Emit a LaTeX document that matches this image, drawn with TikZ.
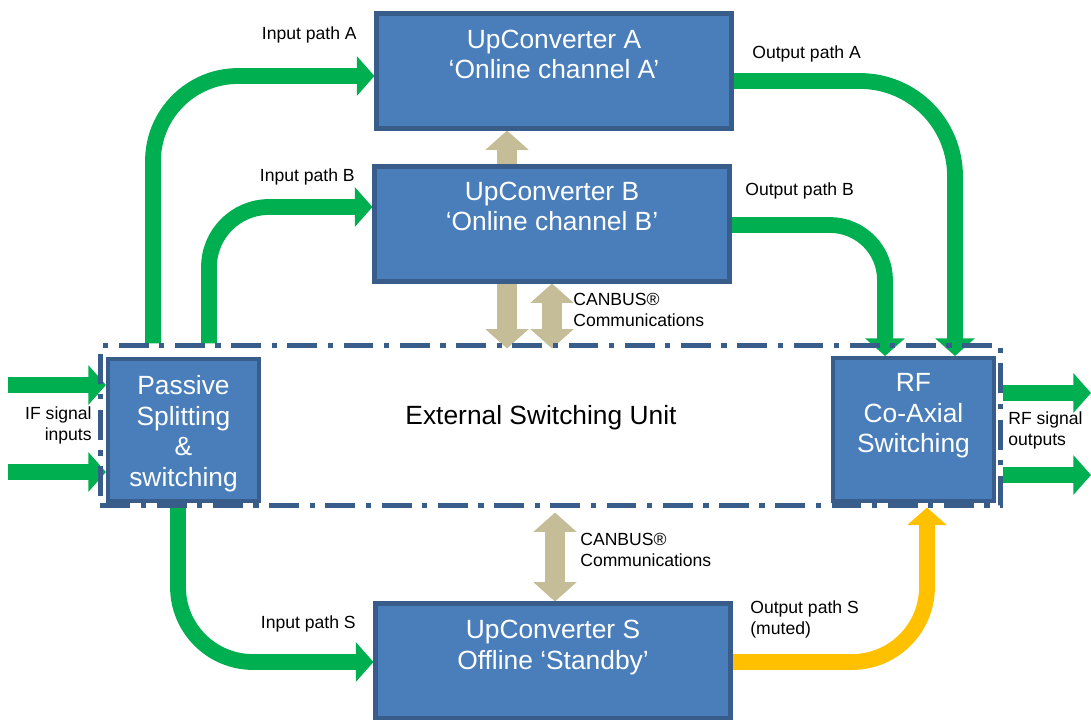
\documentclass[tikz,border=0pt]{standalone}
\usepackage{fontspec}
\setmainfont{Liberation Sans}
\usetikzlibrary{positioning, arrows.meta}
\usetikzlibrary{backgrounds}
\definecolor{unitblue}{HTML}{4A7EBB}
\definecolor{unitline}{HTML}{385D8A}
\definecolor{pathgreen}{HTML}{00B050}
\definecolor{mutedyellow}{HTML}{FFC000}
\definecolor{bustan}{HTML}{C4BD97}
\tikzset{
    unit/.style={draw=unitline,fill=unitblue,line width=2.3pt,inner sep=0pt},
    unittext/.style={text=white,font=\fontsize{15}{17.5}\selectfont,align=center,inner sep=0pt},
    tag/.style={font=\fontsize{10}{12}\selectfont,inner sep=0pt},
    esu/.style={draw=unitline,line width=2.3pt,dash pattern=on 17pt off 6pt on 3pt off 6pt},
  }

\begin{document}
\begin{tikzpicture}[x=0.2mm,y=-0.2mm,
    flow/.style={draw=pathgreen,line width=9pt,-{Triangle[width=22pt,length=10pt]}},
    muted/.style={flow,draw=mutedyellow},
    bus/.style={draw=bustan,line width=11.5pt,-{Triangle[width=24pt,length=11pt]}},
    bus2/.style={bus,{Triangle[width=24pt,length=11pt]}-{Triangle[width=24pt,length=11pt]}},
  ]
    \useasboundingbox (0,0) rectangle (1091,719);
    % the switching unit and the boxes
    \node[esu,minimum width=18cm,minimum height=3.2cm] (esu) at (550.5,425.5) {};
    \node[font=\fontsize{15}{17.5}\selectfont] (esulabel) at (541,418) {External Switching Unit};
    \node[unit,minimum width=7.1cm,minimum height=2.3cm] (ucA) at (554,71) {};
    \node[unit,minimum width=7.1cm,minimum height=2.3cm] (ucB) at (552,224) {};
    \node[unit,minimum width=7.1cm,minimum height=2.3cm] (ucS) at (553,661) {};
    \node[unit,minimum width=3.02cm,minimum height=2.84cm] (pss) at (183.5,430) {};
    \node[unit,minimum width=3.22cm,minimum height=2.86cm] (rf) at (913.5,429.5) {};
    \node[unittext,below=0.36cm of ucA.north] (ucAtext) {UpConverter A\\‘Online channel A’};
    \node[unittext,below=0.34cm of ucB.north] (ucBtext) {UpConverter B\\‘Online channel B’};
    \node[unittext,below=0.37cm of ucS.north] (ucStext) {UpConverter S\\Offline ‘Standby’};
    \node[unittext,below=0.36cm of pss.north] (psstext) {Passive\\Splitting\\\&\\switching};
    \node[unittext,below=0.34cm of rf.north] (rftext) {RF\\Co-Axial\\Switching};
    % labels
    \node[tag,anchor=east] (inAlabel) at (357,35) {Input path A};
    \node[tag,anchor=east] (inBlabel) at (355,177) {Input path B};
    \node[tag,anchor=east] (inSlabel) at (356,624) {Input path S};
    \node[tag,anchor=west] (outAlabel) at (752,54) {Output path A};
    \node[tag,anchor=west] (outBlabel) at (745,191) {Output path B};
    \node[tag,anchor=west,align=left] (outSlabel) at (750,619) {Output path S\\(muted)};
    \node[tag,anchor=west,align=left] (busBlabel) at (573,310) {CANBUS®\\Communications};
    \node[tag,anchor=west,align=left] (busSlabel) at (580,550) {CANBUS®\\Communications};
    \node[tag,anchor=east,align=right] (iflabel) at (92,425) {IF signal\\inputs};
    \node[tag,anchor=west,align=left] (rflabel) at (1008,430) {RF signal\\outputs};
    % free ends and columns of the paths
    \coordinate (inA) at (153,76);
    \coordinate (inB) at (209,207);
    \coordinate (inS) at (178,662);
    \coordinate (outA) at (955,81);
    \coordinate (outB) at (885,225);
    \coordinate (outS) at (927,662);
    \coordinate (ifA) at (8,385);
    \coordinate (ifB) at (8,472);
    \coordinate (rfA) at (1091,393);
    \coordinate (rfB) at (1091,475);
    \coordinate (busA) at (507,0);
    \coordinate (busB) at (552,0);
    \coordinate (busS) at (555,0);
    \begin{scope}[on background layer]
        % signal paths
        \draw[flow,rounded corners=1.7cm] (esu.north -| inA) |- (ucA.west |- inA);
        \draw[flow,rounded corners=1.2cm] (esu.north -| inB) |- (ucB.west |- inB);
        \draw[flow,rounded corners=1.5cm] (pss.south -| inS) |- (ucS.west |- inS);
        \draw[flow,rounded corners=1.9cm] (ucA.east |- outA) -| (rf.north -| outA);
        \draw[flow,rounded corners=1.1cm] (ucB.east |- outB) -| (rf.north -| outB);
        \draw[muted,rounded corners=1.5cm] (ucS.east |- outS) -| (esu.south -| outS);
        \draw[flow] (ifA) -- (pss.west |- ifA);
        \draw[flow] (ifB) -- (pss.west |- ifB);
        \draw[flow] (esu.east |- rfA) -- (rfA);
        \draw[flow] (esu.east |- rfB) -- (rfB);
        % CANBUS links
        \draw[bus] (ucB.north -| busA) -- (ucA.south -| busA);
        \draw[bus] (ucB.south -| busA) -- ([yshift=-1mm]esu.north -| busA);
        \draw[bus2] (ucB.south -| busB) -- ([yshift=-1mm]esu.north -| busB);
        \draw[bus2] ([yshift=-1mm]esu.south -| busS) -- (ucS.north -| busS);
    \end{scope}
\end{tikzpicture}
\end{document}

* REQUIREMENT *
Send back the data above word for word, with the pictures left out.

* EXPECTED OUTPUT *
Emit a LaTeX document that matches this image, drawn with TikZ.
\documentclass[tikz,border=0pt]{standalone}
\usepackage{fontspec}
\setmainfont{Liberation Sans}
\usetikzlibrary{positioning, arrows.meta}
\usetikzlibrary{backgrounds}
\definecolor{unitblue}{HTML}{4A7EBB}
\definecolor{unitline}{HTML}{385D8A}
\definecolor{pathgreen}{HTML}{00B050}
\definecolor{mutedyellow}{HTML}{FFC000}
\definecolor{bustan}{HTML}{C4BD97}
\tikzset{
    unit/.style={draw=unitline,fill=unitblue,line width=2.3pt,inner sep=0pt},
    unittext/.style={text=white,font=\fontsize{15}{17.5}\selectfont,align=center,inner sep=0pt},
    tag/.style={font=\fontsize{10}{12}\selectfont,inner sep=0pt},
    esu/.style={draw=unitline,line width=2.3pt,dash pattern=on 17pt off 6pt on 3pt off 6pt},
  }

\begin{document}
\begin{tikzpicture}[x=0.2mm,y=-0.2mm,
    flow/.style={draw=pathgreen,line width=9pt,-{Triangle[width=22pt,length=10pt]}},
    muted/.style={flow,draw=mutedyellow},
    bus/.style={draw=bustan,line width=11.5pt,-{Triangle[width=24pt,length=11pt]}},
    bus2/.style={bus,{Triangle[width=24pt,length=11pt]}-{Triangle[width=24pt,length=11pt]}},
  ]
    \useasboundingbox (0,0) rectangle (1091,719);
    % the switching unit and the boxes
    \node[esu,minimum width=18cm,minimum height=3.2cm] (esu) at (550.5,425.5) {};
    \node[font=\fontsize{15}{17.5}\selectfont] (esulabel) at (541,418) {External Switching Unit};
    \node[unit,minimum width=7.1cm,minimum height=2.3cm] (ucA) at (554,71) {};
    \node[unit,minimum width=7.1cm,minimum height=2.3cm] (ucB) at (552,224) {};
    \node[unit,minimum width=7.1cm,minimum height=2.3cm] (ucS) at (553,661) {};
    \node[unit,minimum width=3.02cm,minimum height=2.84cm] (pss) at (183.5,430) {};
    \node[unit,minimum width=3.22cm,minimum height=2.86cm] (rf) at (913.5,429.5) {};
    \node[unittext,below=0.36cm of ucA.north] (ucAtext) {UpConverter A\\‘Online channel A’};
    \node[unittext,below=0.34cm of ucB.north] (ucBtext) {UpConverter B\\‘Online channel B’};
    \node[unittext,below=0.37cm of ucS.north] (ucStext) {UpConverter S\\Offline ‘Standby’};
    \node[unittext,below=0.36cm of pss.north] (psstext) {Passive\\Splitting\\\&\\switching};
    \node[unittext,below=0.34cm of rf.north] (rftext) {RF\\Co-Axial\\Switching};
    % labels
    \node[tag,anchor=east] (inAlabel) at (357,35) {Input path A};
    \node[tag,anchor=east] (inBlabel) at (355,177) {Input path B};
    \node[tag,anchor=east] (inSlabel) at (356,624) {Input path S};
    \node[tag,anchor=west] (outAlabel) at (752,54) {Output path A};
    \node[tag,anchor=west] (outBlabel) at (745,191) {Output path B};
    \node[tag,anchor=west,align=left] (outSlabel) at (750,619) {Output path S\\(muted)};
    \node[tag,anchor=west,align=left] (busBlabel) at (573,310) {CANBUS®\\Communications};
    \node[tag,anchor=west,align=left] (busSlabel) at (580,550) {CANBUS®\\Communications};
    \node[tag,anchor=east,align=right] (iflabel) at (92,425) {IF signal\\inputs};
    \node[tag,anchor=west,align=left] (rflabel) at (1008,430) {RF signal\\outputs};
    % free ends and columns of the paths
    \coordinate (inA) at (153,76);
    \coordinate (inB) at (209,207);
    \coordinate (inS) at (178,662);
    \coordinate (outA) at (955,81);
    \coordinate (outB) at (885,225);
    \coordinate (outS) at (927,662);
    \coordinate (ifA) at (8,385);
    \coordinate (ifB) at (8,472);
    \coordinate (rfA) at (1091,393);
    \coordinate (rfB) at (1091,475);
    \coordinate (busA) at (507,0);
    \coordinate (busB) at (552,0);
    \coordinate (busS) at (555,0);
    \begin{scope}[on background layer]
        % signal paths
        \draw[flow,rounded corners=1.7cm] (esu.north -| inA) |- (ucA.west |- inA);
        \draw[flow,rounded corners=1.2cm] (esu.north -| inB) |- (ucB.west |- inB);
        \draw[flow,rounded corners=1.5cm] (pss.south -| inS) |- (ucS.west |- inS);
        \draw[flow,rounded corners=1.9cm] (ucA.east |- outA) -| (rf.north -| outA);
        \draw[flow,rounded corners=1.1cm] (ucB.east |- outB) -| (rf.north -| outB);
        \draw[muted,rounded corners=1.5cm] (ucS.east |- outS) -| (esu.south -| outS);
        \draw[flow] (ifA) -- (pss.west |- ifA);
        \draw[flow] (ifB) -- (pss.west |- ifB);
        \draw[flow] (esu.east |- rfA) -- (rfA);
        \draw[flow] (esu.east |- rfB) -- (rfB);
        % CANBUS links
        \draw[bus] (ucB.north -| busA) -- (ucA.south -| busA);
        \draw[bus] (ucB.south -| busA) -- ([yshift=-1mm]esu.north -| busA);
        \draw[bus2] (ucB.south -| busB) -- ([yshift=-1mm]esu.north -| busB);
        \draw[bus2] ([yshift=-1mm]esu.south -| busS) -- (ucS.north -| busS);
    \end{scope}
\end{tikzpicture}
\end{document}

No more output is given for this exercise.